Start of Supplied entries

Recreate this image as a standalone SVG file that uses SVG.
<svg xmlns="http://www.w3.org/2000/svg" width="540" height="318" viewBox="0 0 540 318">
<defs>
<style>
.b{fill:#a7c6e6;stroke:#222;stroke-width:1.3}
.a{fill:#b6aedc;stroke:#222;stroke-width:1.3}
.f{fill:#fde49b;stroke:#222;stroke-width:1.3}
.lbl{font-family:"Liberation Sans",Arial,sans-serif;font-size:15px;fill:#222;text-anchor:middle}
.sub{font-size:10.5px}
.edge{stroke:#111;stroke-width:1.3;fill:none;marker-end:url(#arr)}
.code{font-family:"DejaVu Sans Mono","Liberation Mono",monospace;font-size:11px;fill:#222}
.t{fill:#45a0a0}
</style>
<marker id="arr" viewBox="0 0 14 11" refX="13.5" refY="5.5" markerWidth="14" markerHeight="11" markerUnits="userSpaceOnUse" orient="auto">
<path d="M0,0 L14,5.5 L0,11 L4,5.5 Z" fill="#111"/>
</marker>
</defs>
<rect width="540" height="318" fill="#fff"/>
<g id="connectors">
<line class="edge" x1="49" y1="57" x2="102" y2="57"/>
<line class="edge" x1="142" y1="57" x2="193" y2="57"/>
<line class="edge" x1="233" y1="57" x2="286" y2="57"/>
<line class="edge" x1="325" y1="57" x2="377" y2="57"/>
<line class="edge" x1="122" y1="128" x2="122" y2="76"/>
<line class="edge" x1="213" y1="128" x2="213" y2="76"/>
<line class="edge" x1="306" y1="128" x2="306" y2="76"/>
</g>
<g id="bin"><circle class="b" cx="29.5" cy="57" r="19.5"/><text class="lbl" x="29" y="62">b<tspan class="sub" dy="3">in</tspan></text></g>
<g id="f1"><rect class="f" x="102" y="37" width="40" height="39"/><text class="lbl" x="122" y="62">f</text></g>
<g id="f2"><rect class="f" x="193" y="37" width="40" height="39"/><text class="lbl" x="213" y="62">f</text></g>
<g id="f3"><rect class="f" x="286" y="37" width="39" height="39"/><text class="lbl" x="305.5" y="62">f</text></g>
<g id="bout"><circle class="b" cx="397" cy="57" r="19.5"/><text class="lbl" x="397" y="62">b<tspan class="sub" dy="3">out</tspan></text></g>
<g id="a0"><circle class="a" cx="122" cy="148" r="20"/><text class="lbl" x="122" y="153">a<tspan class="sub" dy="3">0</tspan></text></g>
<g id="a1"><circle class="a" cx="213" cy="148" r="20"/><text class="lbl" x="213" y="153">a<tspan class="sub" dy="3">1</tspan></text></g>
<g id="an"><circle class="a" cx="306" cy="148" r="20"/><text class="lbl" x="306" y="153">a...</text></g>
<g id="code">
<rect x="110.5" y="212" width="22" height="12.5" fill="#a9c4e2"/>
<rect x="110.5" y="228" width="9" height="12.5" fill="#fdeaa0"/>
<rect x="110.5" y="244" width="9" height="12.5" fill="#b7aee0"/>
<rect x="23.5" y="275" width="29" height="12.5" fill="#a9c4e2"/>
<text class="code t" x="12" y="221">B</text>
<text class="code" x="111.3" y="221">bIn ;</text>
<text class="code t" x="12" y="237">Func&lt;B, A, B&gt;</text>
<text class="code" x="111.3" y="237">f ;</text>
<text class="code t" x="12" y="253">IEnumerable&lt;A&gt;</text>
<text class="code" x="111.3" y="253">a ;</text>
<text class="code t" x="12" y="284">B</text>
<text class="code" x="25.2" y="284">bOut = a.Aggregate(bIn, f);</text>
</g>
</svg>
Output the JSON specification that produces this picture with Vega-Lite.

End of Supplied entries

## What you are asked to do
Show the data once more, exactly as it was written.

## Answer to the problem
Recreate this image as a standalone SVG file that uses SVG.
<svg xmlns="http://www.w3.org/2000/svg" width="540" height="318" viewBox="0 0 540 318">
<defs>
<style>
.b{fill:#a7c6e6;stroke:#222;stroke-width:1.3}
.a{fill:#b6aedc;stroke:#222;stroke-width:1.3}
.f{fill:#fde49b;stroke:#222;stroke-width:1.3}
.lbl{font-family:"Liberation Sans",Arial,sans-serif;font-size:15px;fill:#222;text-anchor:middle}
.sub{font-size:10.5px}
.edge{stroke:#111;stroke-width:1.3;fill:none;marker-end:url(#arr)}
.code{font-family:"DejaVu Sans Mono","Liberation Mono",monospace;font-size:11px;fill:#222}
.t{fill:#45a0a0}
</style>
<marker id="arr" viewBox="0 0 14 11" refX="13.5" refY="5.5" markerWidth="14" markerHeight="11" markerUnits="userSpaceOnUse" orient="auto">
<path d="M0,0 L14,5.5 L0,11 L4,5.5 Z" fill="#111"/>
</marker>
</defs>
<rect width="540" height="318" fill="#fff"/>
<g id="connectors">
<line class="edge" x1="49" y1="57" x2="102" y2="57"/>
<line class="edge" x1="142" y1="57" x2="193" y2="57"/>
<line class="edge" x1="233" y1="57" x2="286" y2="57"/>
<line class="edge" x1="325" y1="57" x2="377" y2="57"/>
<line class="edge" x1="122" y1="128" x2="122" y2="76"/>
<line class="edge" x1="213" y1="128" x2="213" y2="76"/>
<line class="edge" x1="306" y1="128" x2="306" y2="76"/>
</g>
<g id="bin"><circle class="b" cx="29.5" cy="57" r="19.5"/><text class="lbl" x="29" y="62">b<tspan class="sub" dy="3">in</tspan></text></g>
<g id="f1"><rect class="f" x="102" y="37" width="40" height="39"/><text class="lbl" x="122" y="62">f</text></g>
<g id="f2"><rect class="f" x="193" y="37" width="40" height="39"/><text class="lbl" x="213" y="62">f</text></g>
<g id="f3"><rect class="f" x="286" y="37" width="39" height="39"/><text class="lbl" x="305.5" y="62">f</text></g>
<g id="bout"><circle class="b" cx="397" cy="57" r="19.5"/><text class="lbl" x="397" y="62">b<tspan class="sub" dy="3">out</tspan></text></g>
<g id="a0"><circle class="a" cx="122" cy="148" r="20"/><text class="lbl" x="122" y="153">a<tspan class="sub" dy="3">0</tspan></text></g>
<g id="a1"><circle class="a" cx="213" cy="148" r="20"/><text class="lbl" x="213" y="153">a<tspan class="sub" dy="3">1</tspan></text></g>
<g id="an"><circle class="a" cx="306" cy="148" r="20"/><text class="lbl" x="306" y="153">a...</text></g>
<g id="code">
<rect x="110.5" y="212" width="22" height="12.5" fill="#a9c4e2"/>
<rect x="110.5" y="228" width="9" height="12.5" fill="#fdeaa0"/>
<rect x="110.5" y="244" width="9" height="12.5" fill="#b7aee0"/>
<rect x="23.5" y="275" width="29" height="12.5" fill="#a9c4e2"/>
<text class="code t" x="12" y="221">B</text>
<text class="code" x="111.3" y="221">bIn ;</text>
<text class="code t" x="12" y="237">Func&lt;B, A, B&gt;</text>
<text class="code" x="111.3" y="237">f ;</text>
<text class="code t" x="12" y="253">IEnumerable&lt;A&gt;</text>
<text class="code" x="111.3" y="253">a ;</text>
<text class="code t" x="12" y="284">B</text>
<text class="code" x="25.2" y="284">bOut = a.Aggregate(bIn, f);</text>
</g>
</svg>
Output the JSON specification that produces this picture with Vega-Lite.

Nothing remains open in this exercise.